Pubblichiamo di seguito un contributo che proviene dalla redazione di Tell me Chigiana, workshop di critica musicale attivato all’Accademia Chigiana di Siena e coordinato da Massimiliano Coviello e Stefano Jacoviello, che grazie al lavoro di giovani in residenza intende raccontare il Chigiana International Festival and Summer Academy 2018.
Alla sinistra del palco, allestito ai piedi dell’altare centrale della Chiesa di Sant’Agostino, Antonio Restuccio batte i primi colpi sul suo djembe. Di fronte a lui e, poi, dal fondo della scena, si levano le mani di Filippo Sinibaldi e Jinsun You: pochi battiti, precisi e misurati, si fondono al modulo ritmico iniziale. L’intera navata risuona delle note di Okho, mentre il caratteristico timbro delle percussioni dell’Africa occidentale sembra rievocare un tempo ancestrale.
È iniziato così il concerto dello scorso 26 luglio, in cui gli allievi del Chigiana Percussion Ensemble hanno affrontato alcune delle pagine musicali più impervie dell’avanguardia musicale del Novecento.

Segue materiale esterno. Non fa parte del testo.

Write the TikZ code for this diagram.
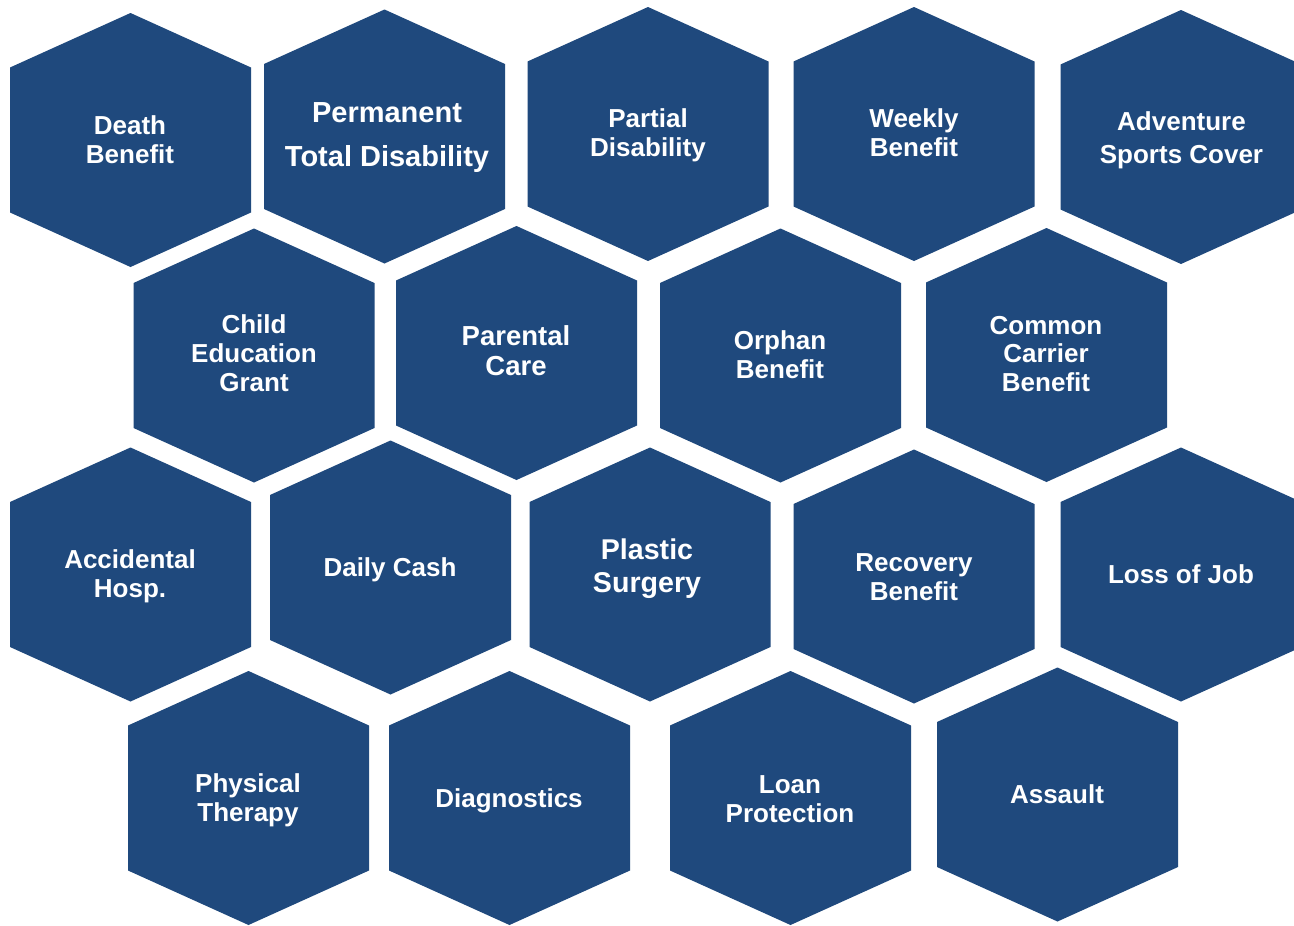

Da Xenakis quindi, si è passati allo Stockhausen puntilista degli anni ’50, a quello quasi sensuale di Vibra-Elufa; poi, ancora, si è fatto ritorno ai primi esperimenti di composizione aperta dell’autore tedesco, per chiudere infine con un salto tra le strade berlinesi del 1986, dove Battistelli scrisse Ostinato.
Secondo una formula spesso adottata nel corso del #ChigianaFest, agli allievi sono stati accostati altri artisti di grande calibro: Alessandra Gentile, Tonino Battista, Christian Schmitt, Yoshua Fortunato, Luigi Pecchia, Alvise Vidolin (insieme ai suoi studenti del corso di live electronics) e Nicola Bernardini. A questi va aggiunto, ovviamente, il Maestro Antonio Caggiano, insegnante di percussioni all’Accademia, che, dal palco posto al centro della chiesa, ha illuminato la serata con una brillante interpretazione di Zyklus. Una esecuzione, la sua, alla costante ricerca di un equilibrio tra le precise prescrizioni dettata dalla partitura – stilata con tanta cura nei dettagli da richiedere l’elaborazione di un nuovo sistema grafico che permettesse di annotarli tutti – da un lato e, dall’altro, la volontà di Stockhausen di rendere pure l’esecutore in qualche modo partecipe del processo creativo, concedendogli qualche piccola libertà.
Una scelta, quella di accostare allievi a grandi musicisti, che pure in quest’occasione si rivela particolarmente felice, specie con Kreuzspiel. Fin dalle prime note suonate dal Maestro Pecchia al pianoforte infatti, i presenti, immersi in un’atmosfera rarefatta, si perdono in una nuova dimensione temporale, fatta di lunghi e densi silenzi ad intercalare i piccoli punti luminosi che costituiscono l’universo sonoro disegnato da Stockhausen. Dalla sintonia dei gesti e dagli sguardi di intesa tra gli interpreti, guidati da Tonino Battista, riprende forma quell’insieme di corrispondenze e specchi, sulle quali è fondata la struttura stessa dell’opera. Nulla, in Kreuzspiel, viene lasciato al caso, ma tutto, dalle altezze alle durate, dagli attacchi alle dinamiche, finanche alla posizione degli strumentisti, è frutto di un calcolo preciso. La serie governa lo scorrere del tempo nella musica e sul palco, rapendo a sé tutti gli ascoltatori finché, una volta giunta la conclusione del pezzo, tutto si ferma. I movimenti spezzati dei musicisti, la mano alzata del direttore immortalano un’ultima istantanea dell’opera, mentre il pubblico osserva, anch’esso immobile e ammutolito, prima di rompere il silenzio con gli applausi, in un brusco ritorno al presente.
Di lì a poco seguiranno Vibra-Elufa, Zyklus, Refrain: ciascuno di essi è la chiave per una diversa sfaccettatura dell’universo musicale di Stockhausen languido, travolgente, etereo. Ne emerge un flusso sonoro apparentemente disarticolato ma che, in realtà, è connesso al suo interno grazie ad una fitta rete di legami e calcoli matematici, persino quando il discorso musicale è talmente frammentato da apparire quasi incomprensibile. Solo Ostinato, con l’esplosione del rullare delle batterie nel finale, riscuote il pubblico nel finale: un parossistico crescendo frantuma quel mondo astratto in cui, un po’ gli ascoltatori – e un po’, forse, la musica contemporanea stessa – sembravano essersi smarriti.